- [What is expected]
Wherever the word "matplotlib" shows up in a line, please copy that line.

▶

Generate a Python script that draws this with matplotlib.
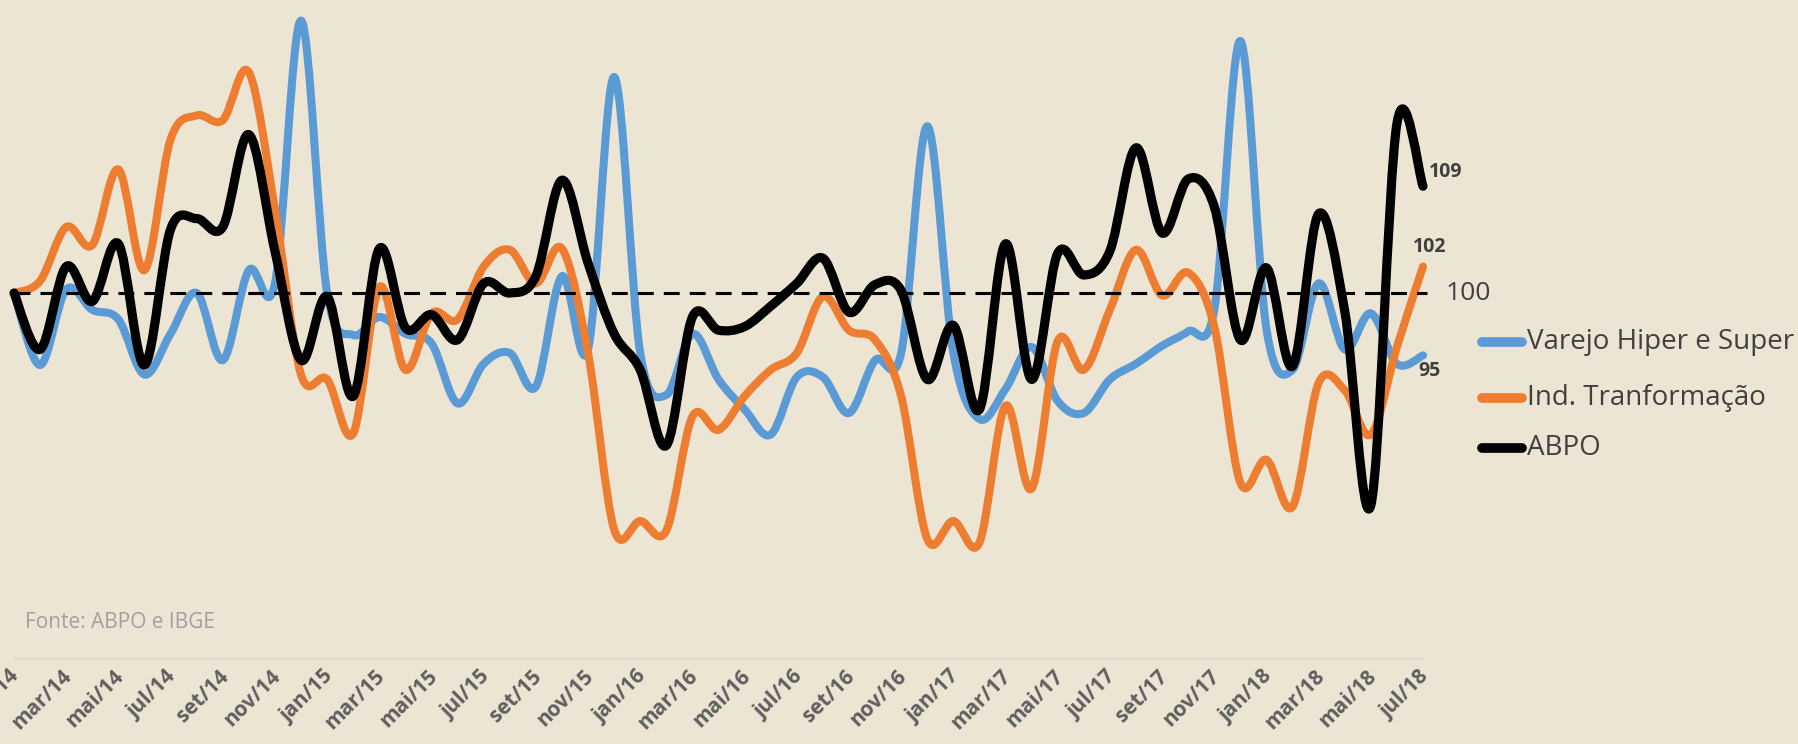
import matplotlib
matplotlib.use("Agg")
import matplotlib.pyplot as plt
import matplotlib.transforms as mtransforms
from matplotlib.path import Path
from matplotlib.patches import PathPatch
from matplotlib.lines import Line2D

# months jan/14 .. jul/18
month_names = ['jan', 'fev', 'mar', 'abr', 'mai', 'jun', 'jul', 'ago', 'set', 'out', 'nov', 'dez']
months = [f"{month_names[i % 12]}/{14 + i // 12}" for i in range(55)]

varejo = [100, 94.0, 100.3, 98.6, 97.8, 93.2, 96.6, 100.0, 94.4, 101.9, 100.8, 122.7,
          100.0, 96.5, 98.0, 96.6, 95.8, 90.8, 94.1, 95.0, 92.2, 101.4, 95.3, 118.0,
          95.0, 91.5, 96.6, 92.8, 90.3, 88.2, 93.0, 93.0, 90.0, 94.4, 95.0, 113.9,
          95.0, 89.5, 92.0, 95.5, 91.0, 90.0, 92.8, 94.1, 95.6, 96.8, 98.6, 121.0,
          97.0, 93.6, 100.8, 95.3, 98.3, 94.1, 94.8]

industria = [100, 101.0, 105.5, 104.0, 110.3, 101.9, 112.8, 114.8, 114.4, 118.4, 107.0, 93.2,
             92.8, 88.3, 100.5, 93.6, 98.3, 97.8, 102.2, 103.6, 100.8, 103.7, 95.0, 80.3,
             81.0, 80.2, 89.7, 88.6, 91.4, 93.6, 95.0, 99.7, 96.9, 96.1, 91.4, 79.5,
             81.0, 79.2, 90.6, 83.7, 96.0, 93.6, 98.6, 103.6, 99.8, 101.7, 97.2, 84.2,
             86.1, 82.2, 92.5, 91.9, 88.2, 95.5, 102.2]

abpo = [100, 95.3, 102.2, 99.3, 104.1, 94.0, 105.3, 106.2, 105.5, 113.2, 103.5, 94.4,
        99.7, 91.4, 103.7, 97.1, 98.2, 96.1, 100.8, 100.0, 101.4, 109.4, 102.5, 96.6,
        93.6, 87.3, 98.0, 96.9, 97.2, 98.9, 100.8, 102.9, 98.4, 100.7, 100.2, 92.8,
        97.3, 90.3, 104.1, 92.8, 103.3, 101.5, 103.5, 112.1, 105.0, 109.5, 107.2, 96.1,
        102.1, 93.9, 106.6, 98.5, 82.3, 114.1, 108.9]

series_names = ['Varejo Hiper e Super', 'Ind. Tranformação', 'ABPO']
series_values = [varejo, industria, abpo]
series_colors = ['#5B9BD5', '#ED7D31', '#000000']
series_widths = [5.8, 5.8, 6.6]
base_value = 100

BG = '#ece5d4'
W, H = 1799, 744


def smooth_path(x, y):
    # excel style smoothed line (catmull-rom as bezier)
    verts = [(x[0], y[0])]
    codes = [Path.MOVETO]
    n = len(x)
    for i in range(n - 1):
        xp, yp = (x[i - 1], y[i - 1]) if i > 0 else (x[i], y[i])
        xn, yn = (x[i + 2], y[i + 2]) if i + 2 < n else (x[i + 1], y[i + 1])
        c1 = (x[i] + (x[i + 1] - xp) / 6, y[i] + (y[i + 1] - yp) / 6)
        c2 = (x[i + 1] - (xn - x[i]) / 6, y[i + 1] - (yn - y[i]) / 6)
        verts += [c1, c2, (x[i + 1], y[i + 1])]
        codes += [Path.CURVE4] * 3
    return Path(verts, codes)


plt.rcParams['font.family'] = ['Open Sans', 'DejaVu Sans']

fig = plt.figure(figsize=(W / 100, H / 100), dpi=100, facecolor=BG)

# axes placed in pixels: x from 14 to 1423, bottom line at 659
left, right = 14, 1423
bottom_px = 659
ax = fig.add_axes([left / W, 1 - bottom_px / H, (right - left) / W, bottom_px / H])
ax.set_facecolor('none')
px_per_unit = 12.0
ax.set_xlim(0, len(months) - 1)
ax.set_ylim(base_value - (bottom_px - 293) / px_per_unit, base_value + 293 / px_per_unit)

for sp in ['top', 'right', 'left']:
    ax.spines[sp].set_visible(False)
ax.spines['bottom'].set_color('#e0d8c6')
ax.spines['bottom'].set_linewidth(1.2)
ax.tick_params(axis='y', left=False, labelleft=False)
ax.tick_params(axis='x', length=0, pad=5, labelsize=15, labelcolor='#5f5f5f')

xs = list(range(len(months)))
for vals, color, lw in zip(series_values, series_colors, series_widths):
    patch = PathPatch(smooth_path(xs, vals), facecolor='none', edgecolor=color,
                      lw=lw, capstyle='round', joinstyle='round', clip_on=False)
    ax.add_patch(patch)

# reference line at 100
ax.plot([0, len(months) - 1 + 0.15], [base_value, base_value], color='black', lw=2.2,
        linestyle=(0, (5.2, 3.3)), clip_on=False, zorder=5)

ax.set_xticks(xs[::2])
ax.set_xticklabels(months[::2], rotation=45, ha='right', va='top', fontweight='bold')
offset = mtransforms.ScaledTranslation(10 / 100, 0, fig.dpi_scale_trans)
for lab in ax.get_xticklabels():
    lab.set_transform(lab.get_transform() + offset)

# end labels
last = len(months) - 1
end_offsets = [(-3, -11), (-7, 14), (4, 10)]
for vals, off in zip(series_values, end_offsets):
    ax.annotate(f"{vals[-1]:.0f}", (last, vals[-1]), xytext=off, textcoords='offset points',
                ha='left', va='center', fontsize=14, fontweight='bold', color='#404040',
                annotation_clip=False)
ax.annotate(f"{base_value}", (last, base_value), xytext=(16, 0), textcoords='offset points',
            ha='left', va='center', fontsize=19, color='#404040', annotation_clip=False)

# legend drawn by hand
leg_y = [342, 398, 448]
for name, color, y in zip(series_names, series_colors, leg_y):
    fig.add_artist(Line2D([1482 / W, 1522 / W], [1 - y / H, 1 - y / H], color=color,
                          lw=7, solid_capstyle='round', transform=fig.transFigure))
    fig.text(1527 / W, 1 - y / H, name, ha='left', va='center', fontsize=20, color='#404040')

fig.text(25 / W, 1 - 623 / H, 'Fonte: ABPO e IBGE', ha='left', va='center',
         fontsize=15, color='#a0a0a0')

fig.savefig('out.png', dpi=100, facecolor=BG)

◀

- [Result of the exercise]
Generate a Python script that draws this with matplotlib.
import matplotlib
matplotlib.use("Agg")
import matplotlib.pyplot as plt
import matplotlib.transforms as mtransforms
from matplotlib.path import Path
from matplotlib.patches import PathPatch
from matplotlib.lines import Line2D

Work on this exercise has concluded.